[Start LISTED ENTRIES]
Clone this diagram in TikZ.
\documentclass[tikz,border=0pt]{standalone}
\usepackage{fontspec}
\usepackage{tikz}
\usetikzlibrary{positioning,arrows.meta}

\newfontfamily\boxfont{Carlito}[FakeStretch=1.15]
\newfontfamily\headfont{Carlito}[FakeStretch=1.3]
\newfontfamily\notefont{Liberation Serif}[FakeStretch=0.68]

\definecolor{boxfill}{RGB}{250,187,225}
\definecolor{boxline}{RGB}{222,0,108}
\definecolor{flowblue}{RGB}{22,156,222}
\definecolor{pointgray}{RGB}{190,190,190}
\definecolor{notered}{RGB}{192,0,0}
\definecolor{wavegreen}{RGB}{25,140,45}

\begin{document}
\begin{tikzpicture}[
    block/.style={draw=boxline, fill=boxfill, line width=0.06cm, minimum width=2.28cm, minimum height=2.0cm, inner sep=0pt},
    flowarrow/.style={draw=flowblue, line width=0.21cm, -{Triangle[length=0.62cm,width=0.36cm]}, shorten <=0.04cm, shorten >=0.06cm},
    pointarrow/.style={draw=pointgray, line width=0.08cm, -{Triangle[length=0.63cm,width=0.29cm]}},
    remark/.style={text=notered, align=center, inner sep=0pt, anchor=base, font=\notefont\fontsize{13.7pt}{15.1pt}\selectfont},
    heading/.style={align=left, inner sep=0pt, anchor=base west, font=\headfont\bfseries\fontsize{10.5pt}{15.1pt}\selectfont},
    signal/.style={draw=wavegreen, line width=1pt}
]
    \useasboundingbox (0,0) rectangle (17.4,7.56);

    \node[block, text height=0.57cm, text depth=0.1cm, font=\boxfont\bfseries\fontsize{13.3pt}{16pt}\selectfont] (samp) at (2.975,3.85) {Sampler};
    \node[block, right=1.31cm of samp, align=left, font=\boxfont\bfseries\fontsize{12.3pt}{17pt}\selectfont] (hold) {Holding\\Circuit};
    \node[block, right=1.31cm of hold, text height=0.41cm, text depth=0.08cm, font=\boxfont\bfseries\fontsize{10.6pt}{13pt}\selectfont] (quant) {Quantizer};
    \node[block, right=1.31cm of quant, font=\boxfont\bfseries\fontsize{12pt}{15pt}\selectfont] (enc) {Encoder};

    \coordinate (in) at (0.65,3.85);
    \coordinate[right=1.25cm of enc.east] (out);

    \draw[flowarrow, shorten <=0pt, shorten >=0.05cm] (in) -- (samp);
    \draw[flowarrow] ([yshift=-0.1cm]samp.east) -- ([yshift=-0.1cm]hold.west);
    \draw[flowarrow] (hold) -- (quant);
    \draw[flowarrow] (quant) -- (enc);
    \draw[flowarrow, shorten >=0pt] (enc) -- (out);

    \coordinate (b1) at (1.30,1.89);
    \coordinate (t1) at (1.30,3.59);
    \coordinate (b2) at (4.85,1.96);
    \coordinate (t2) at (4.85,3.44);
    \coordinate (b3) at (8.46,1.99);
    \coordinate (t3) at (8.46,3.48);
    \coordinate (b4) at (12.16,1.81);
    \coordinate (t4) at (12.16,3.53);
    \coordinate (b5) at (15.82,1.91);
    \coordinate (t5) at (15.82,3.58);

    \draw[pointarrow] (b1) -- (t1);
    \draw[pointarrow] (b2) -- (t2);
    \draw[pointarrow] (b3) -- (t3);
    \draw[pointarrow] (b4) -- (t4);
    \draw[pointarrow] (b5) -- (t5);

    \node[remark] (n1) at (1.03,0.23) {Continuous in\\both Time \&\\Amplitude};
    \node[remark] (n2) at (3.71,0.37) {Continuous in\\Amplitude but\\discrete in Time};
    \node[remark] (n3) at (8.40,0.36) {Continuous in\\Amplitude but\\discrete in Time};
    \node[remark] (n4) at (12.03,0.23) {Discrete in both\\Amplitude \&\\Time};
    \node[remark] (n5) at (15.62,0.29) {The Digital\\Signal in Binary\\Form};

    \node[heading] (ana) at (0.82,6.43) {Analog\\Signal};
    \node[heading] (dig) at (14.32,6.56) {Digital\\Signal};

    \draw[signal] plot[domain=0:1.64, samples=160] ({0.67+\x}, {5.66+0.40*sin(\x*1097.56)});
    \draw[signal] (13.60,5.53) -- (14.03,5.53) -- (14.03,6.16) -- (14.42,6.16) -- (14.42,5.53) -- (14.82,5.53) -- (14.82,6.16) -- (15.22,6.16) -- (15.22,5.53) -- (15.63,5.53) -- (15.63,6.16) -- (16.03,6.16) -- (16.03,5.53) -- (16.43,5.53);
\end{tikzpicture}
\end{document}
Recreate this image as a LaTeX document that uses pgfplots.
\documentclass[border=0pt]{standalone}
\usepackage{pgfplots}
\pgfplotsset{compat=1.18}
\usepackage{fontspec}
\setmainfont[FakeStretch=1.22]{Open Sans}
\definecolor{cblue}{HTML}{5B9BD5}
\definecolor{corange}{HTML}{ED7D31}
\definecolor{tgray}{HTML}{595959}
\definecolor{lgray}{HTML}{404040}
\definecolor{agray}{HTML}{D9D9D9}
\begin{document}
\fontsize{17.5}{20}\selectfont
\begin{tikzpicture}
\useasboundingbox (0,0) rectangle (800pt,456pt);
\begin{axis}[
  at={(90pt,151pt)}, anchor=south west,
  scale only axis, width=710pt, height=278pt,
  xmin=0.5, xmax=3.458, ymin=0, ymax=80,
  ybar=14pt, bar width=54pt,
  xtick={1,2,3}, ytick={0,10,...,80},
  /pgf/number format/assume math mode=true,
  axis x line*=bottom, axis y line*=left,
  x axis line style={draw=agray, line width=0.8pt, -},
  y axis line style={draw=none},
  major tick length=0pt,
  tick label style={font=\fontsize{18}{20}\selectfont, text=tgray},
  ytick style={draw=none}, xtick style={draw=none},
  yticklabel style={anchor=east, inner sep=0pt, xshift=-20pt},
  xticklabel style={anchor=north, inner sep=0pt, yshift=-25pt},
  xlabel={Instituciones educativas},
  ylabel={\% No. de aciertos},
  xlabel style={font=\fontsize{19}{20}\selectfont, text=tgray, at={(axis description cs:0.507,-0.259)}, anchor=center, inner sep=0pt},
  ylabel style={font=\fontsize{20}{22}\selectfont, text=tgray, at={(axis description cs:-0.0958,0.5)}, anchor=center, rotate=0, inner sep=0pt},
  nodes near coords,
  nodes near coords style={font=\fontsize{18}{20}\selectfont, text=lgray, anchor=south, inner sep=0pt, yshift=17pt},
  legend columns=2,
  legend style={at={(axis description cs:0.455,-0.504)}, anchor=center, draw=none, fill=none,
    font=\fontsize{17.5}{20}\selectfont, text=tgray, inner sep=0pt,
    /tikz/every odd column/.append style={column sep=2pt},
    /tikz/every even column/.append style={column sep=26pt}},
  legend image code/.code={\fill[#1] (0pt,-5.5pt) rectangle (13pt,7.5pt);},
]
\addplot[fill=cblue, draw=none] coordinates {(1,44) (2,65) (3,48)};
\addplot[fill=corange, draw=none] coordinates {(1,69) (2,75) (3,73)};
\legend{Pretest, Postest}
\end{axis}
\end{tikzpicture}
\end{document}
[End LISTED ENTRIES]
#### DIRECTION:
Print the lines above, unchanged, from the start of the records to the line with "(0,0) rectangle (17.4,7.56);", including that final line.

#### SOLVED PROBLEM:
Clone this diagram in TikZ.
\documentclass[tikz,border=0pt]{standalone}
\usepackage{fontspec}
\usepackage{tikz}
\usetikzlibrary{positioning,arrows.meta}

\newfontfamily\boxfont{Carlito}[FakeStretch=1.15]
\newfontfamily\headfont{Carlito}[FakeStretch=1.3]
\newfontfamily\notefont{Liberation Serif}[FakeStretch=0.68]

\definecolor{boxfill}{RGB}{250,187,225}
\definecolor{boxline}{RGB}{222,0,108}
\definecolor{flowblue}{RGB}{22,156,222}
\definecolor{pointgray}{RGB}{190,190,190}
\definecolor{notered}{RGB}{192,0,0}
\definecolor{wavegreen}{RGB}{25,140,45}

\begin{document}
\begin{tikzpicture}[
    block/.style={draw=boxline, fill=boxfill, line width=0.06cm, minimum width=2.28cm, minimum height=2.0cm, inner sep=0pt},
    flowarrow/.style={draw=flowblue, line width=0.21cm, -{Triangle[length=0.62cm,width=0.36cm]}, shorten <=0.04cm, shorten >=0.06cm},
    pointarrow/.style={draw=pointgray, line width=0.08cm, -{Triangle[length=0.63cm,width=0.29cm]}},
    remark/.style={text=notered, align=center, inner sep=0pt, anchor=base, font=\notefont\fontsize{13.7pt}{15.1pt}\selectfont},
    heading/.style={align=left, inner sep=0pt, anchor=base west, font=\headfont\bfseries\fontsize{10.5pt}{15.1pt}\selectfont},
    signal/.style={draw=wavegreen, line width=1pt}
]
    \useasboundingbox (0,0) rectangle (17.4,7.56);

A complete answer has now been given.